Today I was reading a Richard Scarry book to my son for the umpteen-millionth time. (I say that with all love, because I do truly love Richard Scarry books, and I love that my son loves them). He requested a story that hasn't been on our top ten Scarry radar, called "The Accident". Now, there's nothing grand about "The Accident" per se. It has the usual Scarry cast of characters who get into an unfortunate pile-up because they were not looking where they were going. Then a fellow named Greasy George comes along and he does a predictably bad job at putting all the cars back together, equally combining the parts from all the cars and the motorcycle until each vehicle is absurdly cock-eyed.

Again, cute, but we've seen this kind of thing before. And then, in an aside, you see a voice coming out from under an engine hood. It's Seargent Murphy's radio. It says, "Come in, Seargent Murphy! Your little girl Bridget will not take her nap. Come home immediately!"

I've seen this page probably zillions of times, but today this little snippet just made me heave a happy sigh. I'm not sure when Richard Scarry wrote this story, but it was probably at least 30 years ago. And apparently back then mothers were getting fed up with their kids some days and calling in the big kahuna.

Sometimes I feel like a wonderful mother. Sometimes I feel like an hysterical knit-wit who doesn't even know how to garner the cooperation of someone 1/3 of her size. And sometimes I feel like I'm insane for getting frustrated and saying to my husband (as we all do, I suppose?) "Here. Here's your child. Now you deal with him!"

Somehow it's the collision of all these feelings that gave me some moment of clarity today. That, and the fact that, suddenly, my little guy is saying things like, "Hey mama!

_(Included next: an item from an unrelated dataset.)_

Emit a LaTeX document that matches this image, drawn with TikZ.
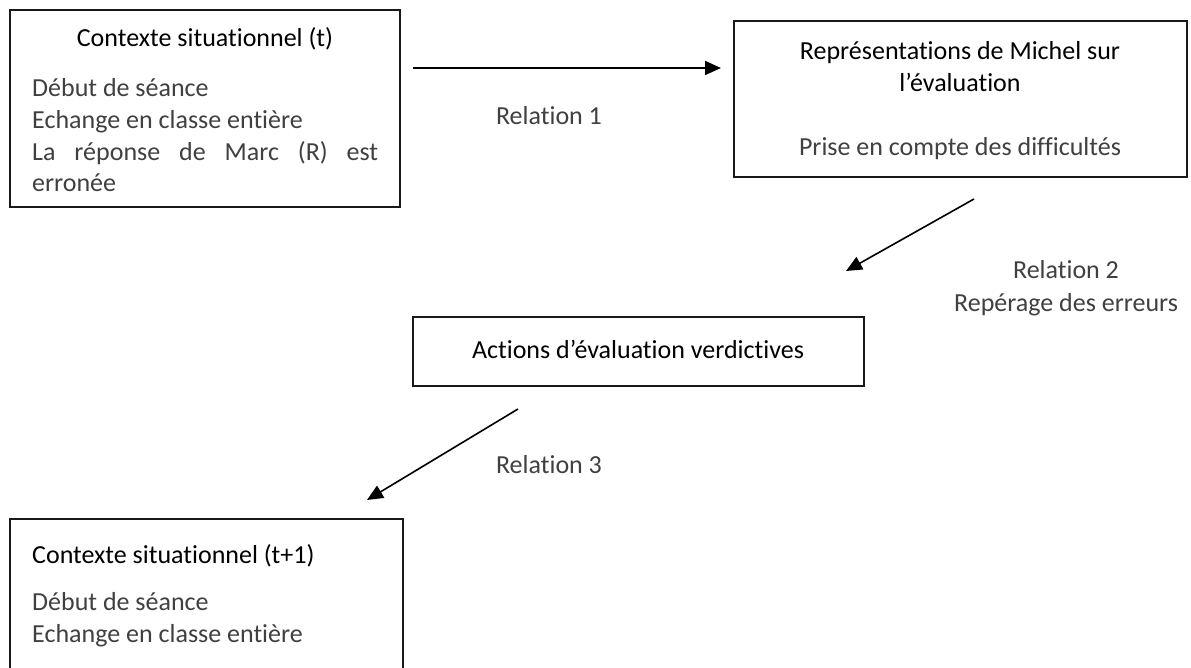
\documentclass[tikz,border=0pt]{standalone}
\usepackage{fontspec}
\setmainfont{Carlito}[Ligatures=NoCommon]
\usetikzlibrary{arrows.meta}
\tikzset{
  box/.style={draw=black!90, line width=1.4pt, inner sep=0pt},
  ttl/.style={inner sep=0pt, font=\fontsize{26}{30}\selectfont, text=black},
  bdy/.style={inner sep=0pt, font=\fontsize{26}{30}\selectfont, text=black!75},
  rel/.style={line width=1.6pt, -{Triangle[length=16pt,width=14pt]}},
}
\begin{document}
\begin{tikzpicture}[x=1pt,y=-1pt]
\useasboundingbox (0,0) rectangle (1191,668);
\clip (0,0) rectangle (1191,668);
\fill[white] (0,0) rectangle (1191,668);
% Box 1
\draw[box] (10,10) rectangle (400,207);
\node[ttl, anchor=base] (t1) at (205,47) {Contexte situationnel (t)};
\node[bdy, anchor=base west] (b1a) at (32,97) {Début de séance};
\node[bdy, anchor=base west] (b1b) at (32,129) {Echange en classe entière};
\node[bdy, anchor=base west] (b1c) at (32,161) {\makebox[346pt][s]{La réponse de Marc (R) est}};
\node[bdy, anchor=base west] (b1d) at (32,192) {erronée};
% Box 2
\draw[box] (734,21) rectangle (1187,177);
\node[ttl, anchor=base] (t2a) at (960,60) {Représentations de Michel sur};
\node[ttl, anchor=base] (t2b) at (960,92) {l’évaluation};
\node[bdy, anchor=base] (b2) at (960,156) {Prise en compte des difficultés};
% Box 3
\draw[box] (413,317) rectangle (864,386);
\node[ttl, anchor=base] (t3) at (638,358) {Actions d’évaluation verdictives};
% Box 4
\draw[box] (10,519) rectangle (403,720);
\node[ttl, anchor=base west] (t4) at (32,563) {Contexte situationnel (t+1)};
\node[bdy, anchor=base west] (b4a) at (32,610) {Début de séance};
\node[bdy, anchor=base west] (b4b) at (32,642) {Echange en classe entière};
% Arrows
\coordinate (a1s) at (413,68);
\coordinate (a1e) at (721,68);
\coordinate (a2s) at (974,199);
\coordinate (a2e) at (846,271);
\coordinate (a3s) at (518,409);
\coordinate (a3e) at (367,500);
\draw[rel] (a1s) -- (a1e);
\draw[rel] (a2s) -- (a2e);
\draw[rel] (a3s) -- (a3e);
% Labels
\node[bdy, anchor=base] (r1) at (549,125) {Relation 1};
\node[bdy, anchor=base] (r2a) at (1066,279) {Relation 2};
\node[bdy, anchor=base] (r2b) at (1066,311) {Repérage des erreurs};
\node[bdy, anchor=base] (r3) at (549,473) {Relation 3};
\end{tikzpicture}
\end{document}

Come here! I have an idea!" and wanting to have his hands cleaned and even eating gasp! stir-fried chicken and vegetables over rice at the table and trying bamboo shoots and liking them. "Bamboo! Bamboo! Bamboo!"

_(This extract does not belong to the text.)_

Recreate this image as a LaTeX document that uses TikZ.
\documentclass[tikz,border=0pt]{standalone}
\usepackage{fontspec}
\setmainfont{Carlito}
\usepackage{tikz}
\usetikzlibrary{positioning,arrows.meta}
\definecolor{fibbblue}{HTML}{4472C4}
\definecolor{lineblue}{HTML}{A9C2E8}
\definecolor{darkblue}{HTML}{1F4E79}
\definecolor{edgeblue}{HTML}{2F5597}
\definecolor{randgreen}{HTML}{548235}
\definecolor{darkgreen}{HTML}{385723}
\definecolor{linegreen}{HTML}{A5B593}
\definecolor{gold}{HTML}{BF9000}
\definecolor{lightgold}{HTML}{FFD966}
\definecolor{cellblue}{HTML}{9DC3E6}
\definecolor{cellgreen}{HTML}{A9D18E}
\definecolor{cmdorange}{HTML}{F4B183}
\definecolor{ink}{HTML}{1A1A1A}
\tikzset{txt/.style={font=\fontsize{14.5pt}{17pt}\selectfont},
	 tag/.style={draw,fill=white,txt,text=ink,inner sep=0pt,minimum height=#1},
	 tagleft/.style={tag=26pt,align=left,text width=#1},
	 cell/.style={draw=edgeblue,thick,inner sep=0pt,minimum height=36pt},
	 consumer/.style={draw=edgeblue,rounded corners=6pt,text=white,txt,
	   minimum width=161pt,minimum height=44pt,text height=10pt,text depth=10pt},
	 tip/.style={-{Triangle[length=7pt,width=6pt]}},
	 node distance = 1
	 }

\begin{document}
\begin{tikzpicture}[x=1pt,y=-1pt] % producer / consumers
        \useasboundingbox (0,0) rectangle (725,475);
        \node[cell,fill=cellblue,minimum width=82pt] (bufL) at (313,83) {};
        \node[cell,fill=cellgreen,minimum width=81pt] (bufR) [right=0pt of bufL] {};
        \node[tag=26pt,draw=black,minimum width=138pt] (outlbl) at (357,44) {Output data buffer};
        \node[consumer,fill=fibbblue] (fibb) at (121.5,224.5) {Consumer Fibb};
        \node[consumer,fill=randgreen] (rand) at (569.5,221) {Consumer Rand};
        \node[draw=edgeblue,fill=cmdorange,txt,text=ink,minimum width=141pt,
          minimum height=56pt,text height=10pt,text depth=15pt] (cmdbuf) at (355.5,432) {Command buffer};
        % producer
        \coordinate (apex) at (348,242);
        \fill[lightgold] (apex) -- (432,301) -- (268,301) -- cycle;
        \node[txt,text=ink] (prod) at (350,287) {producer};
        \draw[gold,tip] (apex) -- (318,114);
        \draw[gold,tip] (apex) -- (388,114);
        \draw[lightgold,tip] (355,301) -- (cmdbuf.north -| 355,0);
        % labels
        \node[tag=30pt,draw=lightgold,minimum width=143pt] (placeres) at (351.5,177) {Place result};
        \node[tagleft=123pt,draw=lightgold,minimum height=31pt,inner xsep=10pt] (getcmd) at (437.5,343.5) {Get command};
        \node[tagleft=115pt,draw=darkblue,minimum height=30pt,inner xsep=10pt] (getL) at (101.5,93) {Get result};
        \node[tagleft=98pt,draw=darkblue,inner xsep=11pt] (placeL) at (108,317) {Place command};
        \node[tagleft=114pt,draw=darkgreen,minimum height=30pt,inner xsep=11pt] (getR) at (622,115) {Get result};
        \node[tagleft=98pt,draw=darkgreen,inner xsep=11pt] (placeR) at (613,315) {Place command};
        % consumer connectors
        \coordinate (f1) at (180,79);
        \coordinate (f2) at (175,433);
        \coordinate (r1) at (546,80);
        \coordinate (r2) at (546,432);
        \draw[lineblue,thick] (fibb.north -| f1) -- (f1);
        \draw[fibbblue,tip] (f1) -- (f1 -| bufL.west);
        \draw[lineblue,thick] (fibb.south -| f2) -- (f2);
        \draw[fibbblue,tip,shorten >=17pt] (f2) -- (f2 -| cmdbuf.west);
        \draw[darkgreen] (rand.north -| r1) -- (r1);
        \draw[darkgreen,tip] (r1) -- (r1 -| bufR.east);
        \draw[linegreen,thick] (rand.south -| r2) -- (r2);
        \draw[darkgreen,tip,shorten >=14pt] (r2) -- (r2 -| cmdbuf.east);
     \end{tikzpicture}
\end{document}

Yet for all the progress today held, I still must type with the strains of evening protest in the background (doesn't want diaper on, doesn't want this set of pyjamas, wants those pyjamas) which makes me so annoyed and yet amused. Seargent Murphy, we have a problem indeed. Come in immediately!

Thursday, February 14, 2008

Thursday, January 31, 2008


My husband is an inspiration. He has figured out how to play the national anthem on our electric toothbrush-- simply by by varying how open or closed he has his mouth.

He is also the source of the following little ditty we sing to our son at toothbrushing time. Sung to the tune of "Take me out to the ballgame":

Take me out to the bathroom

Take me out to the sink
Bring me a toothbrush and some toothpaste
I don't care if the paste goes to waste
Let me brush my molars and canines

If they're not clean it's a shame

For it's one, two, three strikes you're out

At the toothbrush game!

Something makes me think that, aside from science, he has multiple callings in life.